Hace unos días podais leer en estas líneas que la crisis nos saca lo que somos. Y nada me parece más cierto que eso hoy, el día en el que medio mundo ha decidido revertirse a la certeza fallida en contra de las incertidumbres difíciles de idear.
En lugar de agitar nuestra chistera intelectual para obtener soluciones de la nada, del vacio que son las ideas antes de que se produzcan y se prueben, nuestros diirigentes y directores se han encerrado en sus laboratorios secretos, han mirado al cielo y han aprovechado un tormentoso rayo para resucitar a un muerto. Después, por supuesto, de coser y recoser varios cadaveres tumefactos.
Y luego se han asomado a la ventana y, como el científico loco de Mary Shielley, han gritado ¡Vive!, ¡Vive!, ¡El nacional capitalismo está vivo!
Occidente ha vuelto a ser lo que fue: un conjunto de naciones que ven en lo propio lo único que merece la pena ser visto. Francia se aferra a su industria automovilística y le pone 6.000 millones de euros sobre la mesa para que construya francés; Estados Unidos -el de la esperanza de Obama- sigue con aquello del compre americano, aunque con reparos en las campañas de marketing y reparte dolares a diestro y siniestro a bancos y constructoras; Las empresas británicas admiten reducir su contratación de extranjeros para contentar a sus trabajadores patrios y así un sinfín de medidas que nos hacen creer que podemos levantarnos cuando en realidad ya nos han amputado las piernas.
El viejo mundo se aferra a lo que fue, en un intento de que lo que está por llegar no suponga un cambio; en una bana intención de que el mango de la sartén cambie de manos.
Porque si no lo hace, si salta de manos, los que aún no tienen nada que perder serán los que salgan ganando. Porque la nueva Europa -esa que esába hace años tras un muro de acero- saldrá beneficiada si el libre comercio se mantiene, porque los trabajadores africanos o sudamericanos saldrán beneficiados con los puestos de trabajo si el libre mercado se perpetua.
El nuevo monstruo, cosido en los laboratorios y las reuniones de gabinete de crisis -económica, se entiende-, ha logrado unir dos entidades que parecían muertas y que parecían irreconciliables. El nacionalismo más extremo y el capitalismo más contumaz.

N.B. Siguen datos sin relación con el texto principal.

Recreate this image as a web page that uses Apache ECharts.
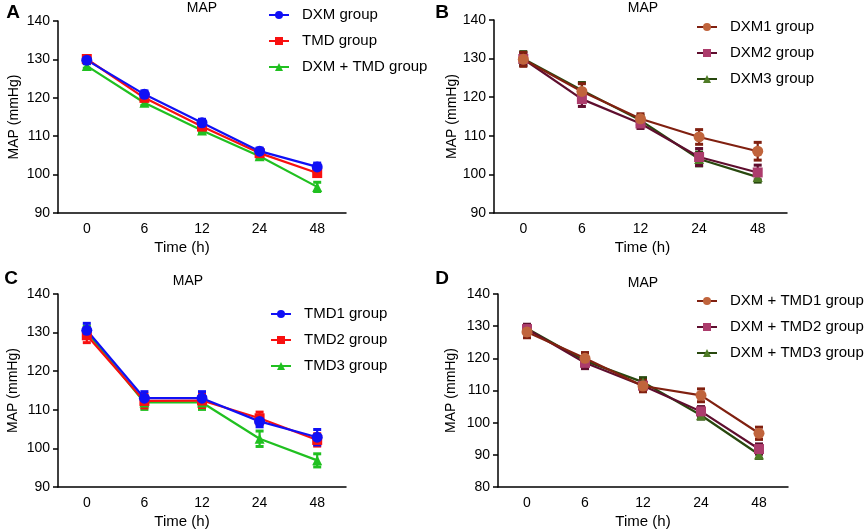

Así que el coctel tiene tan poco cerebro como lo tuviera el dramático ser de Frankenstein y es capaz de protestar por el proteccionismo de los otros y exigir el proteccionismo propio.
Es capaz de quejarse por las nacionalizaciones argentinas, venezolanas o bolibianas, es capaz de quejarse por la política de gas de Rusia -que, como siempre hace Rusia, sólo piensa en sus intereses-, es capaz de exigir a Estados Unidos que elimina campañas proteccionistas y luego no le duele en prendas cebar con dinero público -como ha hecho Sarkozy- a compañías privadas para permitirlas competir en situación de desigualdad con los rivales extrnajeros e impedir que lleven parte de su produccion a La República Checa o Eslovaquia; no se corta a la hora de chantajear -como hace Berlusconi, que es lo que mejor sabe a hacer- a las empresas para que se mantengan en suelo italiano o no tiene el más mínimo reparo en firmar protocolos sindicales que primen la contratación de británicos bajo la atenta, pero indiferente, mirada de un gobierno que se supone que garantiza el libre flujo de personas y capitales.
Este monstruo bicéfalo del nacional capitalismo tiene ambas cabezas mirando a direcciones diferentes y reclama proteccionismo a expuertas para mi y los míos y liberalismo a raudales para ellos y los suyos, en un intento patético y casi criminal de que el hambre se detenga en la casa de otro y no en la mía.
Así las cosas, poco lugar queda a la esperanza económica en estos días. Nada se solucionará porque nada puede solucionarse en soledad. Nuestras empresas -seamos nosotros el país que se quiera- fabricarán coches, ordenadores o picadoras de carne y luego las intentarán vender. Pero como nuestro país seguirá teniendo unos cuantos millones de parados no encontrarán mercado y tendrán que irse a vender fuera.
Donde serán rechazadas, porque ellos ya tienen sus coches, sus ordenadores y sus picadoras -o en su defecto los de China, que parece ajena a todo esto- y preferirán que los pocos que aún puedan hacerlo compren sus productos nacionales.
De manera que estaremos igual que al principio, pero con más coches, más ordenadores, más picadoras, más parados, más empresas en bancarrota y menos tiempo.
Digno de la mente de un monstruo enfermo salido del laboratorio de esos genios locos que se niegan a aceptar la muerte de un sistema y buscar vida en otra parte. Digno del razonamiento demente del monstruo frankensteiniano llamado nacional capitalismo.